=== Supplied information ===

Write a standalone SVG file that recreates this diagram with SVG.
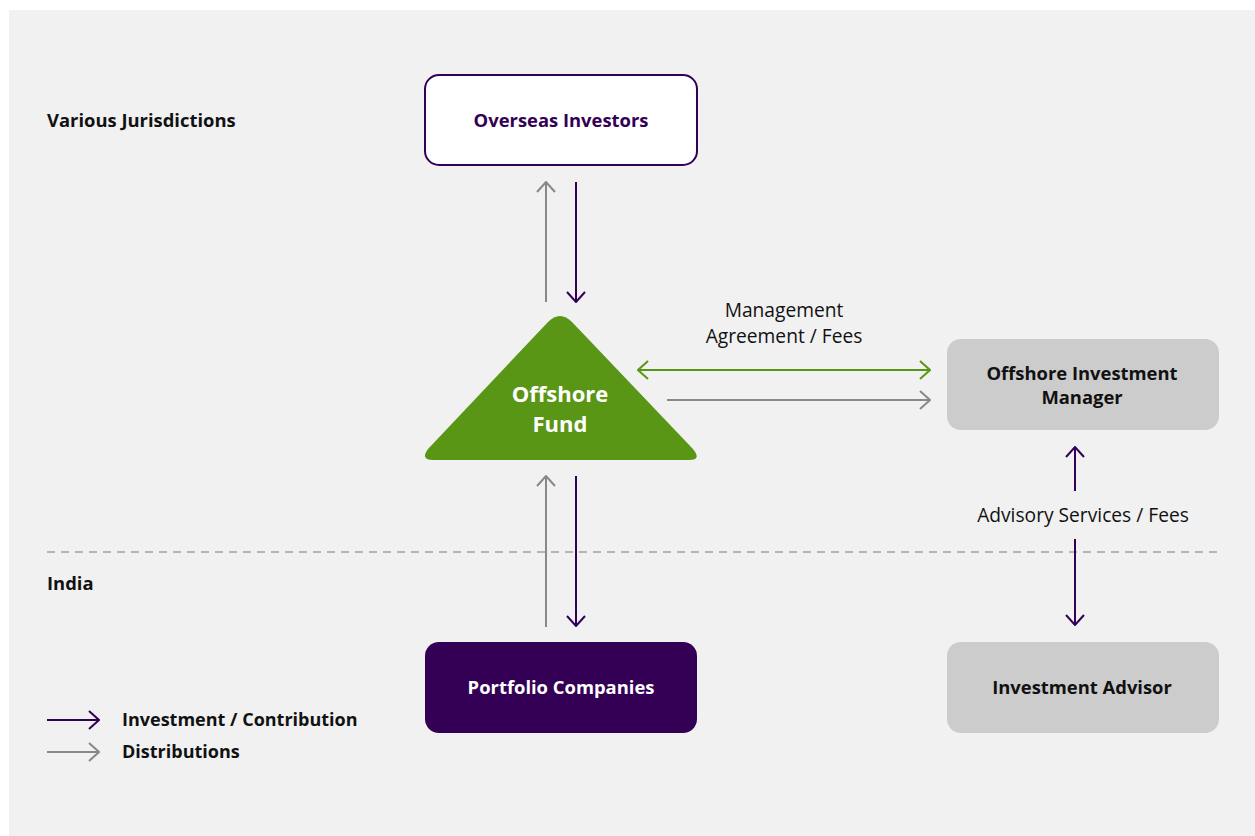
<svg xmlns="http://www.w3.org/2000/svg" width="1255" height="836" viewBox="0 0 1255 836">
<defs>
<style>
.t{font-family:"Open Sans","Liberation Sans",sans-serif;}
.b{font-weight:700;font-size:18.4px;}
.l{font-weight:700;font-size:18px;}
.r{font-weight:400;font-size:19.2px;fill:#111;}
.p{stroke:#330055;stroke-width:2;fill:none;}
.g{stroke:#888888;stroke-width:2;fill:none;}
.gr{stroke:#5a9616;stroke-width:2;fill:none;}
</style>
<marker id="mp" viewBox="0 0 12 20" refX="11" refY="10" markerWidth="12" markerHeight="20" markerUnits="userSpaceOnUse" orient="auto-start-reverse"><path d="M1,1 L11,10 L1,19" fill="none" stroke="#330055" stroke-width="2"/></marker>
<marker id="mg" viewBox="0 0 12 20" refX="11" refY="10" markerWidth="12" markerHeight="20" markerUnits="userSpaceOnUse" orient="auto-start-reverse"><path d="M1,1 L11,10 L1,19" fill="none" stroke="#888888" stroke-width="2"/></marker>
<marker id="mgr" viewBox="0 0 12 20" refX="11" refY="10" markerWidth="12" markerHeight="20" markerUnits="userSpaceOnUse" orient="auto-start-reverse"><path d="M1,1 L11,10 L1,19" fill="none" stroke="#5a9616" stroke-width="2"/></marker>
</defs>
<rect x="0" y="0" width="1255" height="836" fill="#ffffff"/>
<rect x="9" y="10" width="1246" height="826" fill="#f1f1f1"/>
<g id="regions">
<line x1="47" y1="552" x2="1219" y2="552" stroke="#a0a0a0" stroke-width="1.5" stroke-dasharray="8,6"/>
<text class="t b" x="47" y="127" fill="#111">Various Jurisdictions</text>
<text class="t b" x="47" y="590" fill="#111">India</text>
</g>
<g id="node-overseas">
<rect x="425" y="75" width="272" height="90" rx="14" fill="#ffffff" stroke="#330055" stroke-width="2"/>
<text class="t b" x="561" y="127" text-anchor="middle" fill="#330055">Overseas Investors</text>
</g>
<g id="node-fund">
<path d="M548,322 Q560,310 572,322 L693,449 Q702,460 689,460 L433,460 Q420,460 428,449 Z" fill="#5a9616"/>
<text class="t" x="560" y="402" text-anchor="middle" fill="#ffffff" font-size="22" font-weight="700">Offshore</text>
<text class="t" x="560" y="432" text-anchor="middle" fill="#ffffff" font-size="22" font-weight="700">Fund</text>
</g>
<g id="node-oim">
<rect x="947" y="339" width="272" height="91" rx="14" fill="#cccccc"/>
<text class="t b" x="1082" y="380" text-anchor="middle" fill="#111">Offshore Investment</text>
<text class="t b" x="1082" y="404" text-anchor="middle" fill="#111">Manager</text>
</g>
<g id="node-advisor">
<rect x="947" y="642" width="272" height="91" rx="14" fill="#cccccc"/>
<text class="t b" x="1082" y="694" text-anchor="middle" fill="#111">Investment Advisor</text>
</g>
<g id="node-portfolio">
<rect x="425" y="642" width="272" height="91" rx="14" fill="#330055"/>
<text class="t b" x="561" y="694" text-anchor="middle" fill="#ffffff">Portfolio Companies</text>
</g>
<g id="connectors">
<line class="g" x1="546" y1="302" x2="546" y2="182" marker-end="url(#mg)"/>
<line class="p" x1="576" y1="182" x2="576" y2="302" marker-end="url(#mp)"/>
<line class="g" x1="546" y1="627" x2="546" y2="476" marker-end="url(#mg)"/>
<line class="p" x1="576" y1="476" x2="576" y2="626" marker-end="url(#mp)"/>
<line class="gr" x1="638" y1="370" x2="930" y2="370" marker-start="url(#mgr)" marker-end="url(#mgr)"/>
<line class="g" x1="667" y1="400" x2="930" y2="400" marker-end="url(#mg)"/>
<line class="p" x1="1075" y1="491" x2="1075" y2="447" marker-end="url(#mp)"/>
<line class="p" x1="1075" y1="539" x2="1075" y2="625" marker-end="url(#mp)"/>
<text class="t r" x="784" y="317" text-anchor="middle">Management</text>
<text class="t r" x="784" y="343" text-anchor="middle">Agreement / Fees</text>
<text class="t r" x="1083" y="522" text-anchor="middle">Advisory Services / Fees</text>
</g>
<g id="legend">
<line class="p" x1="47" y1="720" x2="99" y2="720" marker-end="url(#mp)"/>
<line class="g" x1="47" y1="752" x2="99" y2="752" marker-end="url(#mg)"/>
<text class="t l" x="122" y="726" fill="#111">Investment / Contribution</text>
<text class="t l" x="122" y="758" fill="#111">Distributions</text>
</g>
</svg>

===

● Requirement
Take the listing and print it again exactly, but without any pictures.

● Exercise response
Write a standalone SVG file that recreates this diagram with SVG.
<svg xmlns="http://www.w3.org/2000/svg" width="1255" height="836" viewBox="0 0 1255 836">
<defs>
<style>
.t{font-family:"Open Sans","Liberation Sans",sans-serif;}
.b{font-weight:700;font-size:18.4px;}
.l{font-weight:700;font-size:18px;}
.r{font-weight:400;font-size:19.2px;fill:#111;}
.p{stroke:#330055;stroke-width:2;fill:none;}
.g{stroke:#888888;stroke-width:2;fill:none;}
.gr{stroke:#5a9616;stroke-width:2;fill:none;}
</style>
<marker id="mp" viewBox="0 0 12 20" refX="11" refY="10" markerWidth="12" markerHeight="20" markerUnits="userSpaceOnUse" orient="auto-start-reverse"><path d="M1,1 L11,10 L1,19" fill="none" stroke="#330055" stroke-width="2"/></marker>
<marker id="mg" viewBox="0 0 12 20" refX="11" refY="10" markerWidth="12" markerHeight="20" markerUnits="userSpaceOnUse" orient="auto-start-reverse"><path d="M1,1 L11,10 L1,19" fill="none" stroke="#888888" stroke-width="2"/></marker>
<marker id="mgr" viewBox="0 0 12 20" refX="11" refY="10" markerWidth="12" markerHeight="20" markerUnits="userSpaceOnUse" orient="auto-start-reverse"><path d="M1,1 L11,10 L1,19" fill="none" stroke="#5a9616" stroke-width="2"/></marker>
</defs>
<rect x="0" y="0" width="1255" height="836" fill="#ffffff"/>
<rect x="9" y="10" width="1246" height="826" fill="#f1f1f1"/>
<g id="regions">
<line x1="47" y1="552" x2="1219" y2="552" stroke="#a0a0a0" stroke-width="1.5" stroke-dasharray="8,6"/>
<text class="t b" x="47" y="127" fill="#111">Various Jurisdictions</text>
<text class="t b" x="47" y="590" fill="#111">India</text>
</g>
<g id="node-overseas">
<rect x="425" y="75" width="272" height="90" rx="14" fill="#ffffff" stroke="#330055" stroke-width="2"/>
<text class="t b" x="561" y="127" text-anchor="middle" fill="#330055">Overseas Investors</text>
</g>
<g id="node-fund">
<path d="M548,322 Q560,310 572,322 L693,449 Q702,460 689,460 L433,460 Q420,460 428,449 Z" fill="#5a9616"/>
<text class="t" x="560" y="402" text-anchor="middle" fill="#ffffff" font-size="22" font-weight="700">Offshore</text>
<text class="t" x="560" y="432" text-anchor="middle" fill="#ffffff" font-size="22" font-weight="700">Fund</text>
</g>
<g id="node-oim">
<rect x="947" y="339" width="272" height="91" rx="14" fill="#cccccc"/>
<text class="t b" x="1082" y="380" text-anchor="middle" fill="#111">Offshore Investment</text>
<text class="t b" x="1082" y="404" text-anchor="middle" fill="#111">Manager</text>
</g>
<g id="node-advisor">
<rect x="947" y="642" width="272" height="91" rx="14" fill="#cccccc"/>
<text class="t b" x="1082" y="694" text-anchor="middle" fill="#111">Investment Advisor</text>
</g>
<g id="node-portfolio">
<rect x="425" y="642" width="272" height="91" rx="14" fill="#330055"/>
<text class="t b" x="561" y="694" text-anchor="middle" fill="#ffffff">Portfolio Companies</text>
</g>
<g id="connectors">
<line class="g" x1="546" y1="302" x2="546" y2="182" marker-end="url(#mg)"/>
<line class="p" x1="576" y1="182" x2="576" y2="302" marker-end="url(#mp)"/>
<line class="g" x1="546" y1="627" x2="546" y2="476" marker-end="url(#mg)"/>
<line class="p" x1="576" y1="476" x2="576" y2="626" marker-end="url(#mp)"/>
<line class="gr" x1="638" y1="370" x2="930" y2="370" marker-start="url(#mgr)" marker-end="url(#mgr)"/>
<line class="g" x1="667" y1="400" x2="930" y2="400" marker-end="url(#mg)"/>
<line class="p" x1="1075" y1="491" x2="1075" y2="447" marker-end="url(#mp)"/>
<line class="p" x1="1075" y1="539" x2="1075" y2="625" marker-end="url(#mp)"/>
<text class="t r" x="784" y="317" text-anchor="middle">Management</text>
<text class="t r" x="784" y="343" text-anchor="middle">Agreement / Fees</text>
<text class="t r" x="1083" y="522" text-anchor="middle">Advisory Services / Fees</text>
</g>
<g id="legend">
<line class="p" x1="47" y1="720" x2="99" y2="720" marker-end="url(#mp)"/>
<line class="g" x1="47" y1="752" x2="99" y2="752" marker-end="url(#mg)"/>
<text class="t l" x="122" y="726" fill="#111">Investment / Contribution</text>
<text class="t l" x="122" y="758" fill="#111">Distributions</text>
</g>
</svg>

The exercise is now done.